» Given exercise: Copy every line from the material below that holds "this".

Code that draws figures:
::::

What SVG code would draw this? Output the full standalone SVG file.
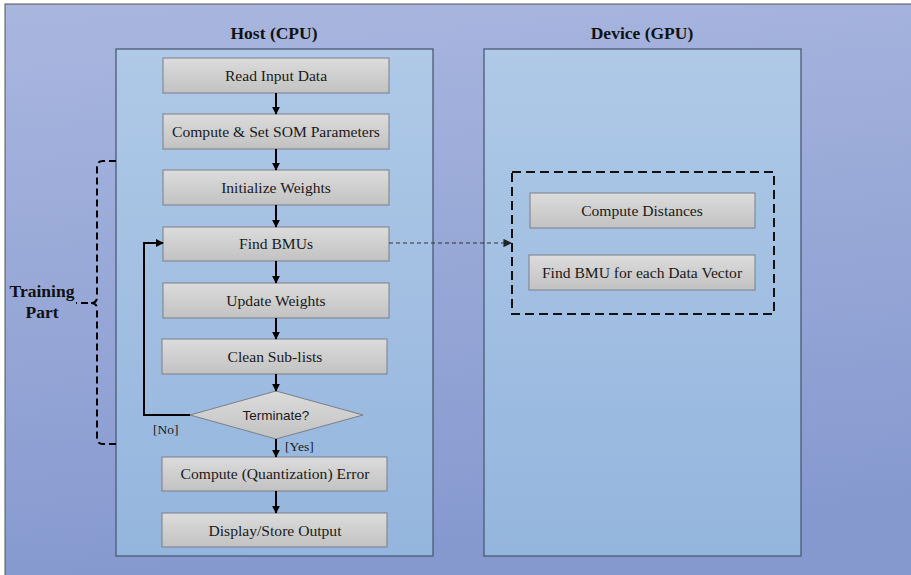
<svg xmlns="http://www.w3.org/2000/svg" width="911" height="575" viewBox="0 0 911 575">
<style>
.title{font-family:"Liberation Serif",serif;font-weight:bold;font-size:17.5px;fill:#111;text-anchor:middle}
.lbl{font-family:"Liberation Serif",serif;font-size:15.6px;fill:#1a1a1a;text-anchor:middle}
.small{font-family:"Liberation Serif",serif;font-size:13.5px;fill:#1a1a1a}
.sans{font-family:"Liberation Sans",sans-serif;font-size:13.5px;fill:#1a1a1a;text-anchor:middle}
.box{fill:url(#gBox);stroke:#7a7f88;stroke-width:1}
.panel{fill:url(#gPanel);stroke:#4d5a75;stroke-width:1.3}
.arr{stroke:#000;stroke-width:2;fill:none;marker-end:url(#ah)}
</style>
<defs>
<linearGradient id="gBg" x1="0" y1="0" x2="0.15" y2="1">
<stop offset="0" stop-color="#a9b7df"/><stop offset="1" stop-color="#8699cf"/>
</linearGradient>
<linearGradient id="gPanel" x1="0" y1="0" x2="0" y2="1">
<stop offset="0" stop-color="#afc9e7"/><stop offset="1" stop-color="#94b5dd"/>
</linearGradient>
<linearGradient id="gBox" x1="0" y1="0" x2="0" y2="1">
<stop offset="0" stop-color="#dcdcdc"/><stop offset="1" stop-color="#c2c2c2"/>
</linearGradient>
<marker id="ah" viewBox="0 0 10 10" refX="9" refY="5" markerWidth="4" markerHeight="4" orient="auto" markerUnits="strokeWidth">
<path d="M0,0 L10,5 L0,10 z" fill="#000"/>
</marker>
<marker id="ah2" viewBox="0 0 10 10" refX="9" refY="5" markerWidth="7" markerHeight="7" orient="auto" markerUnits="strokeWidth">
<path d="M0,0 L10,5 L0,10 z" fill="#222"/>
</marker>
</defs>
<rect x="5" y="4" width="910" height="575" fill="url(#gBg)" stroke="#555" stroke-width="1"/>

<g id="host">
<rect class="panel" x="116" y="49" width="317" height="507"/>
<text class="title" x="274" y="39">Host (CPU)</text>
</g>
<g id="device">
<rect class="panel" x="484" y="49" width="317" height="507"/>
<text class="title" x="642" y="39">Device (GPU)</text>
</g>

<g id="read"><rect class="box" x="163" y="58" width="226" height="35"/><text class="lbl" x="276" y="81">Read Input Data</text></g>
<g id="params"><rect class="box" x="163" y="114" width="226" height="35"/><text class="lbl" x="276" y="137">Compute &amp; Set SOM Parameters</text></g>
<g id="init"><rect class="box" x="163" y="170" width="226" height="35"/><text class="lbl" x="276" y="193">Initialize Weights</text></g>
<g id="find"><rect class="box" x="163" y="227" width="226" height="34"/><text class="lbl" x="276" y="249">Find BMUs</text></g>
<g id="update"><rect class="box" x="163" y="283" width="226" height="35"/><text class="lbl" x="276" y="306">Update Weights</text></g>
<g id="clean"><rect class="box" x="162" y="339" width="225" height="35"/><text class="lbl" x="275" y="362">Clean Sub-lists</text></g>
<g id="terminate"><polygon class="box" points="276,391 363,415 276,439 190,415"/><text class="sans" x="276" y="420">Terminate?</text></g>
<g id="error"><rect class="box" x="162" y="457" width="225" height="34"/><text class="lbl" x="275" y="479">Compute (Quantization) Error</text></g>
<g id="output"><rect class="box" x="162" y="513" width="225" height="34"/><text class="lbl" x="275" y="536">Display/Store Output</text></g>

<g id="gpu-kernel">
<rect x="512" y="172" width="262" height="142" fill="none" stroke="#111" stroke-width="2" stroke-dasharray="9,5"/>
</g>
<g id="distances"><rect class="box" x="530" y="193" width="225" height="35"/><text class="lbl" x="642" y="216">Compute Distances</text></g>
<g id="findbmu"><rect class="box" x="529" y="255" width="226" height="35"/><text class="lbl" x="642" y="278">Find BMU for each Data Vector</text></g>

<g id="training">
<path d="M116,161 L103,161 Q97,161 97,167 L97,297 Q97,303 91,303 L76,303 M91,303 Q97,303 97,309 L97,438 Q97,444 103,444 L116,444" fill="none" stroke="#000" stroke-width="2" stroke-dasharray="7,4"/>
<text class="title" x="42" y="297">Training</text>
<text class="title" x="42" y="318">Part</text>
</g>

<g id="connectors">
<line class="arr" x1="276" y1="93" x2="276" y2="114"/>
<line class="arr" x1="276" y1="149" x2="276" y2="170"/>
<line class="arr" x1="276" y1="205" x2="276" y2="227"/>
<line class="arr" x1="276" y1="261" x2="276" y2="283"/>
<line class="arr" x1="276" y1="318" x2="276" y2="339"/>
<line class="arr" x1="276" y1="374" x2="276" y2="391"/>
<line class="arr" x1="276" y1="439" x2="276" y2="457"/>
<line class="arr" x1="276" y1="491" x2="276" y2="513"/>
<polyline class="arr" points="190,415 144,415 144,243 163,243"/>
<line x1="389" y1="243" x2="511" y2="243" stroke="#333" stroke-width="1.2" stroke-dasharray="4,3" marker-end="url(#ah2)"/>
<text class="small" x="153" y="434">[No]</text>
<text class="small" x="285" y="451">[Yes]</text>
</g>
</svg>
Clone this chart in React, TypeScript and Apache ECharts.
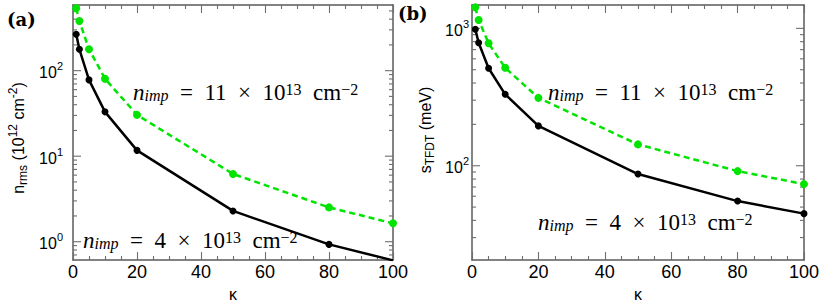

::::

» Answer in full:
What SVG code would draw this? Output the full standalone SVG file.
Clone this chart in React, TypeScript and Apache ECharts.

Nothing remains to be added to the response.